** start COLLECTED MATERIAL **

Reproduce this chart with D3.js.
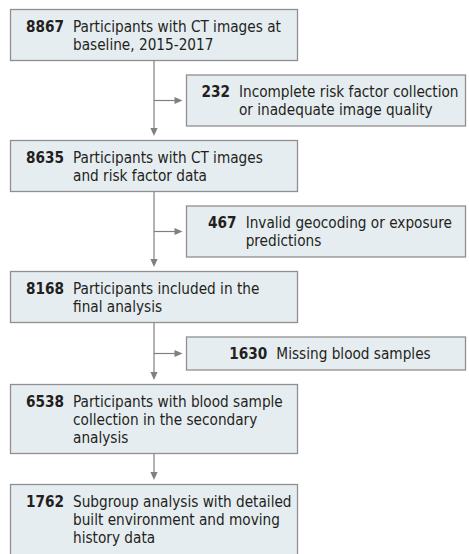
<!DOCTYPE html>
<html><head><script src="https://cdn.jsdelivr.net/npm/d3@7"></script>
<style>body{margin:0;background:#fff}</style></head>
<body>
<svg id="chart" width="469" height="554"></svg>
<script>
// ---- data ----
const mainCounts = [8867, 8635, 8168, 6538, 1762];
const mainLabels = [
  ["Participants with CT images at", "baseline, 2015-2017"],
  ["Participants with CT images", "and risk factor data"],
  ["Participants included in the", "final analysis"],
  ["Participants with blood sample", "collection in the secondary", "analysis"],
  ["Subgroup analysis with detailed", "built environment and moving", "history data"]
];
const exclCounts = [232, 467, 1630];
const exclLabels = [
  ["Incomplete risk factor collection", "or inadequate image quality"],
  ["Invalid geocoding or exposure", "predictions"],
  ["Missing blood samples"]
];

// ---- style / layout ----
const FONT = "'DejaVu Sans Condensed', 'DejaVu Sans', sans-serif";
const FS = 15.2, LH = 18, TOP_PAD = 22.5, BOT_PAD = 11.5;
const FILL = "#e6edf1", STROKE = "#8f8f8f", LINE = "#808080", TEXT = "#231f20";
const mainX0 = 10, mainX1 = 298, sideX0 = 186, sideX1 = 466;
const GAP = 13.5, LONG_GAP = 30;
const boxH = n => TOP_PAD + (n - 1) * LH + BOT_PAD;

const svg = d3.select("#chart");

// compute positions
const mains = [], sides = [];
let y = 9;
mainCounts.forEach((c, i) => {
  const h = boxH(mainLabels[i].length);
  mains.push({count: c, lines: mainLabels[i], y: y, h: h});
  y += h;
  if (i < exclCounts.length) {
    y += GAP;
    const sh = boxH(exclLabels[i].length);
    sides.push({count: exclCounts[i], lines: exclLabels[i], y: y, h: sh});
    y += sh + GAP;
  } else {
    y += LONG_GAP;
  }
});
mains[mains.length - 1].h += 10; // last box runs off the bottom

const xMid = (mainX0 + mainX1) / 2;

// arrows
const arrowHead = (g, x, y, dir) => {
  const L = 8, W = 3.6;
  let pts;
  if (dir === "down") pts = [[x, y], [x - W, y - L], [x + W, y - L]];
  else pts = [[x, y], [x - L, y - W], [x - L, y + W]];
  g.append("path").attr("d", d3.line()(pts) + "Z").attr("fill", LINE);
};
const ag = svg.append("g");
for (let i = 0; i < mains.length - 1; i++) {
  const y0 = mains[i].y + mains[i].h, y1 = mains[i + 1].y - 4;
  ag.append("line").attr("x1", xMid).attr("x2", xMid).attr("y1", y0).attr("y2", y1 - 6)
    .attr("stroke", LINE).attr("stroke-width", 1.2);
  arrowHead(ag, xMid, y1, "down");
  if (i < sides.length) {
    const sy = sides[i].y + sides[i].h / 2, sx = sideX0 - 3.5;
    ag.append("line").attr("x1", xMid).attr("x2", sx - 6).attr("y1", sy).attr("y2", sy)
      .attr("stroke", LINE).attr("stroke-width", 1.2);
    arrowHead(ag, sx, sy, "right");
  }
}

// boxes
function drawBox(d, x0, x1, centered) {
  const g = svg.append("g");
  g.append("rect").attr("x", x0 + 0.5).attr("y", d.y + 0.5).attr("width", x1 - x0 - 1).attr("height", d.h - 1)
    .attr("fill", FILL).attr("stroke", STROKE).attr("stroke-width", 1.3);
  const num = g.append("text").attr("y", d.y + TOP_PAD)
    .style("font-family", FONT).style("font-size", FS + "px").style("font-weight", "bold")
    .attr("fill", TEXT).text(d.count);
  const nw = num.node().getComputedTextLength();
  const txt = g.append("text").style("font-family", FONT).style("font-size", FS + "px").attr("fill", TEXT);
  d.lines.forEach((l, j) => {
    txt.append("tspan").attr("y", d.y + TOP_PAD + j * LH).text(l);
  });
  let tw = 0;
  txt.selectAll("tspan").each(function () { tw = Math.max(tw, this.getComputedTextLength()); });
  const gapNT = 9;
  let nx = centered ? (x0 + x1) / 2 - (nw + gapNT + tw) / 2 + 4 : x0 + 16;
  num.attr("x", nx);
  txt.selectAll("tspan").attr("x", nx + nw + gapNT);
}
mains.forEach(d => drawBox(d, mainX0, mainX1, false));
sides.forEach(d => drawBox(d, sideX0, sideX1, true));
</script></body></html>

** end COLLECTED MATERIAL **

**PROBLEM DETAILS**
Make an exact copy of the data above, pictures excluded.

**RESPONSE BELOW**
Reproduce this chart with D3.js.
<!DOCTYPE html>
<html><head><script src="https://cdn.jsdelivr.net/npm/d3@7"></script>
<style>body{margin:0;background:#fff}</style></head>
<body>
<svg id="chart" width="469" height="554"></svg>
<script>
// ---- data ----
const mainCounts = [8867, 8635, 8168, 6538, 1762];
const mainLabels = [
  ["Participants with CT images at", "baseline, 2015-2017"],
  ["Participants with CT images", "and risk factor data"],
  ["Participants included in the", "final analysis"],
  ["Participants with blood sample", "collection in the secondary", "analysis"],
  ["Subgroup analysis with detailed", "built environment and moving", "history data"]
];
const exclCounts = [232, 467, 1630];
const exclLabels = [
  ["Incomplete risk factor collection", "or inadequate image quality"],
  ["Invalid geocoding or exposure", "predictions"],
  ["Missing blood samples"]
];

// ---- style / layout ----
const FONT = "'DejaVu Sans Condensed', 'DejaVu Sans', sans-serif";
const FS = 15.2, LH = 18, TOP_PAD = 22.5, BOT_PAD = 11.5;
const FILL = "#e6edf1", STROKE = "#8f8f8f", LINE = "#808080", TEXT = "#231f20";
const mainX0 = 10, mainX1 = 298, sideX0 = 186, sideX1 = 466;
const GAP = 13.5, LONG_GAP = 30;
const boxH = n => TOP_PAD + (n - 1) * LH + BOT_PAD;

const svg = d3.select("#chart");

// compute positions
const mains = [], sides = [];
let y = 9;
mainCounts.forEach((c, i) => {
  const h = boxH(mainLabels[i].length);
  mains.push({count: c, lines: mainLabels[i], y: y, h: h});
  y += h;
  if (i < exclCounts.length) {
    y += GAP;
    const sh = boxH(exclLabels[i].length);
    sides.push({count: exclCounts[i], lines: exclLabels[i], y: y, h: sh});
    y += sh + GAP;
  } else {
    y += LONG_GAP;
  }
});
mains[mains.length - 1].h += 10; // last box runs off the bottom

const xMid = (mainX0 + mainX1) / 2;

// arrows
const arrowHead = (g, x, y, dir) => {
  const L = 8, W = 3.6;
  let pts;
  if (dir === "down") pts = [[x, y], [x - W, y - L], [x + W, y - L]];
  else pts = [[x, y], [x - L, y - W], [x - L, y + W]];
  g.append("path").attr("d", d3.line()(pts) + "Z").attr("fill", LINE);
};
const ag = svg.append("g");
for (let i = 0; i < mains.length - 1; i++) {
  const y0 = mains[i].y + mains[i].h, y1 = mains[i + 1].y - 4;
  ag.append("line").attr("x1", xMid).attr("x2", xMid).attr("y1", y0).attr("y2", y1 - 6)
    .attr("stroke", LINE).attr("stroke-width", 1.2);
  arrowHead(ag, xMid, y1, "down");
  if (i < sides.length) {
    const sy = sides[i].y + sides[i].h / 2, sx = sideX0 - 3.5;
    ag.append("line").attr("x1", xMid).attr("x2", sx - 6).attr("y1", sy).attr("y2", sy)
      .attr("stroke", LINE).attr("stroke-width", 1.2);
    arrowHead(ag, sx, sy, "right");
  }
}

// boxes
function drawBox(d, x0, x1, centered) {
  const g = svg.append("g");
  g.append("rect").attr("x", x0 + 0.5).attr("y", d.y + 0.5).attr("width", x1 - x0 - 1).attr("height", d.h - 1)
    .attr("fill", FILL).attr("stroke", STROKE).attr("stroke-width", 1.3);
  const num = g.append("text").attr("y", d.y + TOP_PAD)
    .style("font-family", FONT).style("font-size", FS + "px").style("font-weight", "bold")
    .attr("fill", TEXT).text(d.count);
  const nw = num.node().getComputedTextLength();
  const txt = g.append("text").style("font-family", FONT).style("font-size", FS + "px").attr("fill", TEXT);
  d.lines.forEach((l, j) => {
    txt.append("tspan").attr("y", d.y + TOP_PAD + j * LH).text(l);
  });
  let tw = 0;
  txt.selectAll("tspan").each(function () { tw = Math.max(tw, this.getComputedTextLength()); });
  const gapNT = 9;
  let nx = centered ? (x0 + x1) / 2 - (nw + gapNT + tw) / 2 + 4 : x0 + 16;
  num.attr("x", nx);
  txt.selectAll("tspan").attr("x", nx + nw + gapNT);
}
mains.forEach(d => drawBox(d, mainX0, mainX1, false));
sides.forEach(d => drawBox(d, sideX0, sideX1, true));
</script></body></html>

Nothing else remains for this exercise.